## DIRECTIONS
Every line of the material is to be quoted verbatim, minus the pictures.

## COLLECTED MATERIAL
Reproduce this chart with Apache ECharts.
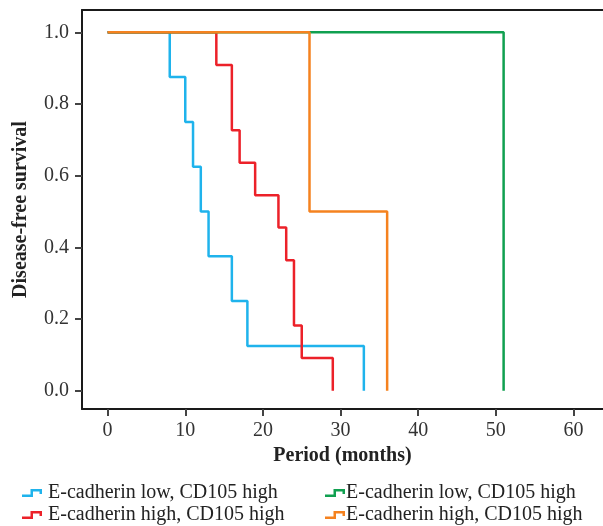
<!DOCTYPE html>
<html>
<head>
<meta charset="utf-8">
<script src="https://cdn.jsdelivr.net/npm/echarts@6/dist/echarts.min.js"></script>
<style>html,body{margin:0;padding:0;background:#fff}#c{width:603px;height:526px}</style>
</head>
<body>
<div id="c"></div>
<script>
// Kaplan-Meier event points [month, survival]
var blueLowHigh = [[0,1],[8,0.875],[10,0.75],[11,0.625],[12,0.5],[13,0.375],[16,0.25],[18,0.125],[33,0]];
var redHighHigh = [[0,1],[14,0.909],[16,0.727],[17,0.636],[19,0.545],[22,0.455],[23,0.364],[24,0.182],[25,0.091],[29,0]];
var greenLowHigh = [[0,1],[51,0]];
var orangeHighHigh = [[0,1],[26,0.5],[36,0]];
var xTicks = [0,10,20,30,40,50,60];
var yTicks = [0,0.2,0.4,0.6,0.8,1.0];
var seriesKeys = ['s1','s2','s3','s4'];
var seriesLabels = {
  s1: 'E-cadherin low, CD105 high',
  s2: 'E-cadherin high, CD105 high',
  s3: 'E-cadherin low, CD105 high',
  s4: 'E-cadherin high, CD105 high'
};
var colors = {s1:'#1fb3ec', s2:'#ec2129', s3:'#10a050', s4:'#f5821f'};
var dataMap = {s1: blueLowHigh, s2: redHighHigh, s3: greenLowHigh, s4: orangeHighHigh};

var FONT = '"Liberation Serif", "DejaVu Serif", serif';
var stepIcon = 'path://M0,5.5 L8.5,5.5 L8.5,0 L20,0 L20,5 L17.5,5 L17.5,2.5 L11,2.5 L11,8 L0,8 Z';

var chart = echarts.init(document.getElementById('c'));
function legendDef(left, keys, textPad) {
  return {
    orient: 'vertical',
    left: left, top: 482, height: 44,
    padding: 0,
    itemWidth: 20,
    itemHeight: 8,
    itemGap: 0,
    icon: stepIcon,
    itemStyle: {borderWidth: 0},
    data: keys,
    formatter: function (n) { return seriesLabels[n]; },
    textStyle: {fontFamily: FONT, fontSize: 20, color: '#222', lineHeight: 22, padding: textPad}
  };
}
chart.setOption({
  animation: false,
  backgroundColor: '#fff',
  grid: {left: 82, top: 10, right: -2, bottom: 117, containLabel: false},
  legend: [
    legendDef(22, ['s1','s2'], [0,0,0,1]),
    legendDef(325, ['s3','s4'], [0,0,0,-4])
  ],
  xAxis: [{
    type: 'value', min: -3.3, max: 63.8, position: 'bottom',
    splitLine: {show: false},
    axisLine: {show: true, onZero: false, lineStyle: {color: '#1a1a1a', width: 2}},
    axisTick: {show: true, length: 7, lineStyle: {color: '#444', width: 2}, customValues: xTicks},
    axisLabel: {customValues: xTicks, margin: 12, fontFamily: FONT, fontSize: 20, color: '#333'},
    name: 'Period (months)', nameLocation: 'middle', nameGap: 33,
    nameTextStyle: {fontFamily: FONT, fontSize: 20, fontWeight: 'bold', color: '#222'}
  }, {
    type: 'value', min: -3.3, max: 63.8, position: 'top',
    splitLine: {show: false},
    axisLine: {show: true, onZero: false, lineStyle: {color: '#1a1a1a', width: 2}},
    axisTick: {show: false}, axisLabel: {show: false}
  }],
  yAxis: {
    type: 'value', min: -0.0511, max: 1.0622,
    splitLine: {show: false},
    axisLine: {show: true, onZero: false, lineStyle: {color: '#1a1a1a', width: 2}},
    axisTick: {show: true, length: 7, lineStyle: {color: '#444', width: 2}, customValues: yTicks},
    axisLabel: {customValues: yTicks, margin: 13, fontFamily: FONT, fontSize: 20, color: '#333',
      formatter: function (v) { return v.toFixed(1); }},
    name: 'Disease-free survival', nameLocation: 'middle', nameGap: 51,
    nameTextStyle: {fontFamily: FONT, fontSize: 20, fontWeight: 'bold', color: '#222'}
  },
  series: seriesKeys.map(function (k) {
    return {
      name: k, type: 'line', step: 'end', data: dataMap[k],
      showSymbol: false, symbol: 'none',
      color: colors[k],
      itemStyle: {color: colors[k]},
      lineStyle: {color: colors[k], width: 2.5},
      emphasis: {disabled: true}
    };
  })
});
</script>
</body>
</html>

## WRITTEN RESPONSE
Reproduce this chart with Apache ECharts.
<!DOCTYPE html>
<html>
<head>
<meta charset="utf-8">
<script src="https://cdn.jsdelivr.net/npm/echarts@6/dist/echarts.min.js"></script>
<style>html,body{margin:0;padding:0;background:#fff}#c{width:603px;height:526px}</style>
</head>
<body>
<div id="c"></div>
<script>
// Kaplan-Meier event points [month, survival]
var blueLowHigh = [[0,1],[8,0.875],[10,0.75],[11,0.625],[12,0.5],[13,0.375],[16,0.25],[18,0.125],[33,0]];
var redHighHigh = [[0,1],[14,0.909],[16,0.727],[17,0.636],[19,0.545],[22,0.455],[23,0.364],[24,0.182],[25,0.091],[29,0]];
var greenLowHigh = [[0,1],[51,0]];
var orangeHighHigh = [[0,1],[26,0.5],[36,0]];
var xTicks = [0,10,20,30,40,50,60];
var yTicks = [0,0.2,0.4,0.6,0.8,1.0];
var seriesKeys = ['s1','s2','s3','s4'];
var seriesLabels = {
  s1: 'E-cadherin low, CD105 high',
  s2: 'E-cadherin high, CD105 high',
  s3: 'E-cadherin low, CD105 high',
  s4: 'E-cadherin high, CD105 high'
};
var colors = {s1:'#1fb3ec', s2:'#ec2129', s3:'#10a050', s4:'#f5821f'};
var dataMap = {s1: blueLowHigh, s2: redHighHigh, s3: greenLowHigh, s4: orangeHighHigh};

var FONT = '"Liberation Serif", "DejaVu Serif", serif';
var stepIcon = 'path://M0,5.5 L8.5,5.5 L8.5,0 L20,0 L20,5 L17.5,5 L17.5,2.5 L11,2.5 L11,8 L0,8 Z';

var chart = echarts.init(document.getElementById('c'));
function legendDef(left, keys, textPad) {
  return {
    orient: 'vertical',
    left: left, top: 482, height: 44,
    padding: 0,
    itemWidth: 20,
    itemHeight: 8,
    itemGap: 0,
    icon: stepIcon,
    itemStyle: {borderWidth: 0},
    data: keys,
    formatter: function (n) { return seriesLabels[n]; },
    textStyle: {fontFamily: FONT, fontSize: 20, color: '#222', lineHeight: 22, padding: textPad}
  };
}
chart.setOption({
  animation: false,
  backgroundColor: '#fff',
  grid: {left: 82, top: 10, right: -2, bottom: 117, containLabel: false},
  legend: [
    legendDef(22, ['s1','s2'], [0,0,0,1]),
    legendDef(325, ['s3','s4'], [0,0,0,-4])
  ],
  xAxis: [{
    type: 'value', min: -3.3, max: 63.8, position: 'bottom',
    splitLine: {show: false},
    axisLine: {show: true, onZero: false, lineStyle: {color: '#1a1a1a', width: 2}},
    axisTick: {show: true, length: 7, lineStyle: {color: '#444', width: 2}, customValues: xTicks},
    axisLabel: {customValues: xTicks, margin: 12, fontFamily: FONT, fontSize: 20, color: '#333'},
    name: 'Period (months)', nameLocation: 'middle', nameGap: 33,
    nameTextStyle: {fontFamily: FONT, fontSize: 20, fontWeight: 'bold', color: '#222'}
  }, {
    type: 'value', min: -3.3, max: 63.8, position: 'top',
    splitLine: {show: false},
    axisLine: {show: true, onZero: false, lineStyle: {color: '#1a1a1a', width: 2}},
    axisTick: {show: false}, axisLabel: {show: false}
  }],
  yAxis: {
    type: 'value', min: -0.0511, max: 1.0622,
    splitLine: {show: false},
    axisLine: {show: true, onZero: false, lineStyle: {color: '#1a1a1a', width: 2}},
    axisTick: {show: true, length: 7, lineStyle: {color: '#444', width: 2}, customValues: yTicks},
    axisLabel: {customValues: yTicks, margin: 13, fontFamily: FONT, fontSize: 20, color: '#333',
      formatter: function (v) { return v.toFixed(1); }},
    name: 'Disease-free survival', nameLocation: 'middle', nameGap: 51,
    nameTextStyle: {fontFamily: FONT, fontSize: 20, fontWeight: 'bold', color: '#222'}
  },
  series: seriesKeys.map(function (k) {
    return {
      name: k, type: 'line', step: 'end', data: dataMap[k],
      showSymbol: false, symbol: 'none',
      color: colors[k],
      itemStyle: {color: colors[k]},
      lineStyle: {color: colors[k], width: 2.5},
      emphasis: {disabled: true}
    };
  })
});
</script>
</body>
</html>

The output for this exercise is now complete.